Hi Brent - that’s great that you were able to review 48 different sound bars - but did you consider looking at non TV based brands? Yamaha, Klipsch, & JBL for example are very reputable audio brands that make similar 5.1 home theater sound systems. For example Yamaha NS-SP1800BL is a 5.1 system that’s half the price, and it has an HDMI connection which you said lack thereof is a big flaw for the Vizio sound bar.

The other problem is that Vizio and other TV brands don’t share important metrics like the nominal operating power wattage of their sound bars. It seems that getting a sound system from a dedicated audio company will get us more bang for our bucks.



From Brent Butterworth on December 02, 2013 :: 2:38 pm

Hi, Pete. I’ve heard just about everything in soundbars, including Yamaha and JBL. (Also have some experience with the passive bar from Klipsch, although not the active models.) In fact, I picked the JBL SB400 in another article for Techlicious:

I know a lot about how these products are developed and manufactured, and I can tell you it’s unwise to assume the ones from well-known speaker companies are better. They’re all made in China, anyway, and models offered under well-known brands made well be made by a Chinese ODM you’ve never heard of. Also, the specs on soundbars are pure nonsense, determined much more by marketing needs than by legitimate tests done to accepted standards.

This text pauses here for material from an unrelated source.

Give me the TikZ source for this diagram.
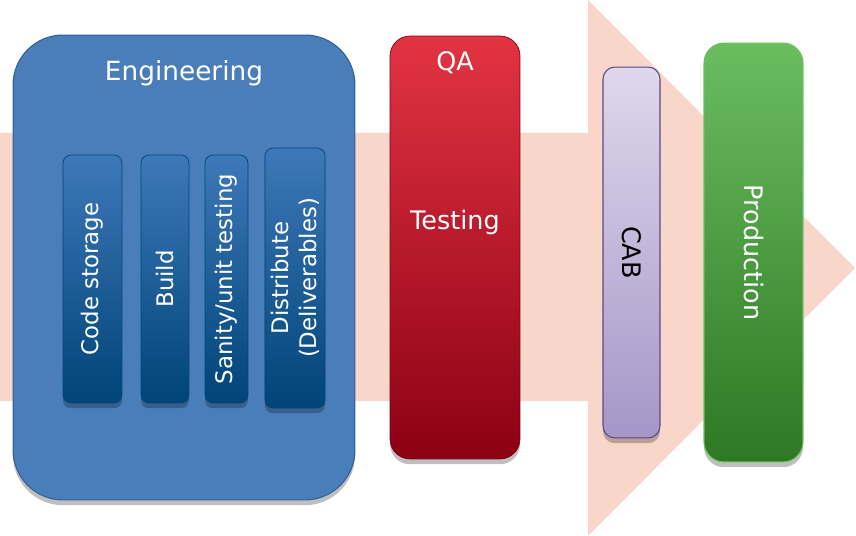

What matters is how demanding and skilled the product manager is on the voicing of the product. Does the product manager - at Samsung, Vizio, JBL, or wherever - have the skill and dedication to achieve a good voicing from a plastic enclosure packed with low-cost drivers? Does he or she have the political skill get the design past the accountants without having to strip cost by eliminating crossover components, reducing amp power, etc.?

JBL has made some of the best speakers ever created, and some of the worst iPod docks ever created.



From Ankan on January 25, 2014 :: 8:44 pm

Also, is there any difference between the two Vizio sound bars, S4221W-C4 and S4221W-B4, if I do not connect the rear surround speakers on the latter?




From Josh Kirschner on January 27, 2014 :: 7:02 pm

We reached out to a Vizio spokesperson to confirm that the soundbar and subwoofer specs on the S4221W-C4 and S4251W-B4 are the same. The only difference is the latter model has the rear surround speakers.


From Patrick on January 06, 2014 :: 8:08 am

I have seen a lot of complaints about the 5.1 version of this being difficult to find a comfortable volume on, due to the very large volume increments.  Do you recall this being an issue with this model?  Thanks a lot.



From Kanar on December 21, 2014 :: 11:22 pm

I have a Samsung 65 inch 6350. Trying to decide between the vizio S4221w-C4 or the Samsung H550za. both sound good to me. but was wondering which would link up better with my TV.



From moshe1435 on September 05, 2015 :: 4:12 pm

Would a woofer from a Vizio S4252w-B4 sound bar work with a Vizio S4221w-C4 sound bar?  I would like the option of using the sound bar that I have (S4221w-C4) and connecting surround sound rear speakers (via wires) to the subwoofer of the S4251w-B4 sound bar. Do you think there is any possibility of this being an option?  And if so would the subwoofer be available as a separate unit along with the rear speakers of the S4251w-B4 system?  Or would it just be easier to bit the bullet and buy the S4251w-B4 system?  (I think I know the answer!)